Утюг, улыбаясь, молчал. Пепельница подумала и тоже улыбнулась. Потом она повела другой разговор:

— Ты ведь сам знаешь, что если они будут с нами жить, то не смогут приходить к нам в гости! И нам некуда будет ходить! Ты думай о будущем-то! Что за дом без гостей? Родня — это не гости. Подумаешь, мама придет! Это неинтересно! Братья мои прибегут! Разве это то самое, что тебе нужно? А вот друзья приедут после долгой разлуки, это бы было замечательно! Чтобы встречаться и плакать от счастья! Ты ведь у меня самый умный! Ну подумай своей головой! Реши!

— Для этого есть только один способ,— заявил, улыбаясь во весь рот, утюг.

— Какой?

Утюг что-то прошептал ей на ушко.

— Я согласна! — сказала пепельница.— Это была моя мечта! В теплые края!

— Да, на родной завод! На Урал! Посетим литейку!

— Да! Молодец! Хорошо придумал! Обязательно!

— Но,— тут утюг сделал паузу,— но после Арабских Эмиратов, ладно? После Багамских островов, Бомбея, Бутана, Мустанга и Коктебеля, хорошо?

— Да,— прошептала пепельница разгораясь.— Я всю жизнь провела в мыслях о большом путешествии!

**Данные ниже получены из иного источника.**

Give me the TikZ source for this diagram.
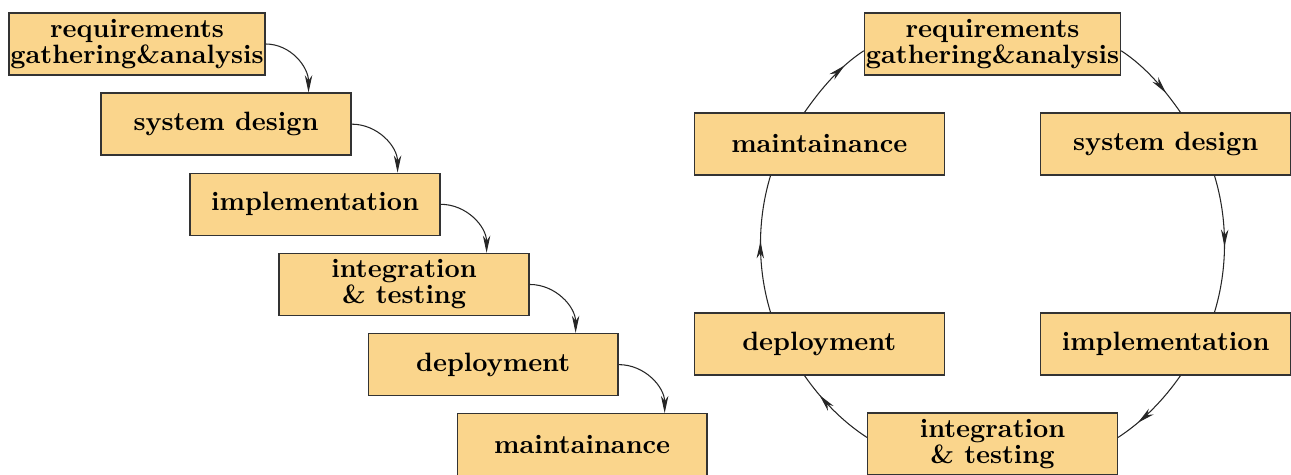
\documentclass[tikz,border=0pt]{standalone}
\usetikzlibrary{positioning,arrows.meta,decorations.markings}

\definecolor{phasefill}{RGB}{250,213,140}

\tikzset{
	phase/.style={draw=black!80, fill=phasefill, line width=0.5pt,
		minimum width=94.3pt, minimum height=23.4pt, inner sep=0.5pt,
		align=center, font=\fontsize{10}{9.8}\bfseries\selectfont},
	flow/.style={draw=black!85, line width=0.4pt, -{Stealth[length=6.5pt,width=2.8pt,inset=2pt]}},
	midflow/.style={draw=black!85, line width=0.4pt, looseness=0.86,
		postaction={decorate},
		decoration={markings, mark=at position #1 with {\arrow{Stealth[length=6.5pt,width=2.8pt,inset=2pt]}}}},
	midflow/.default=0.52,
}

\begin{document}
\begin{tikzpicture}[x=0.3774pt, y=0.3774pt, node distance=6.35pt]
	\useasboundingbox (0,0) rectangle (1291,-475);
	
	% waterfall
	\node[phase] (wr) at (137,-44) {requirements\\gathering\&analysis};
	\node[phase, below=of wr, xshift=33.6pt] (ws) {system design};
	\node[phase, below=of ws, xshift=33.6pt] (wi) {implementation};
	\node[phase, below=of wi, xshift=33.6pt] (wt) {integration\\\& testing};
	\node[phase, below=of wt, xshift=33.6pt] (wd) {deployment};
	\node[phase, below=of wd, xshift=33.6pt] (wm) {maintainance};
	
	\draw[flow] (wr.east) to[out=0, in=90] (ws.21);
	\draw[flow] (ws.east) to[out=0, in=90] (wi.21);
	\draw[flow] (wi.east) to[out=0, in=90] (wt.21);
	\draw[flow] (wt.east) to[out=0, in=90] (wd.21);
	\draw[flow] (wd.east) to[out=0, in=90] (wm.21);
	
	% cycle
	\begin{scope}[shift={(992.5,-244)}]
		\node[phase] (cr) at (90:200) {requirements\\gathering\&analysis};
		\node[phase] (cs) at (30:200) {system design};
		\node[phase] (ci) at (-30:200) {implementation};
		\node[phase] (ct) at (-90:200) {integration\\\& testing};
		\node[phase] (cd) at (-150:200) {deployment};
		\node[phase] (cm) at (150:200) {maintainance};
	\end{scope}
	
	\draw[midflow=0.72] (cr.-3) to[out=-33, in=125] (cs.65);
	\draw[midflow] (cs.-33) to[out=-73, in=73] (ci.33);
	\draw[midflow=0.72] (ci.-65) to[out=-125, in=33] (ct.3);
	\draw[midflow=0.72] (ct.177) to[out=147, in=-55] (cd.-115);
	\draw[midflow] (cd.147) to[out=107, in=-107] (cm.-147);
	\draw[midflow=0.72] (cm.115) to[out=55, in=-147] (cr.-177);
\end{tikzpicture}
\end{document}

И ты единственный, кто меня понял… Единственный из всех…

Спичка пролетела обратно и спела “тра-ля-ля!”.

— Какая ты у меня умница,— восхитился утюг.— Я умный, а ты еще лучше! С тобой не соскучишься!

И они пошли на телеграф отбивать маме-чернильнице срочную: “Выезжаем кругосветное свадебное путешествие тчк всм дрзьм првт = утг зпт пплнца”.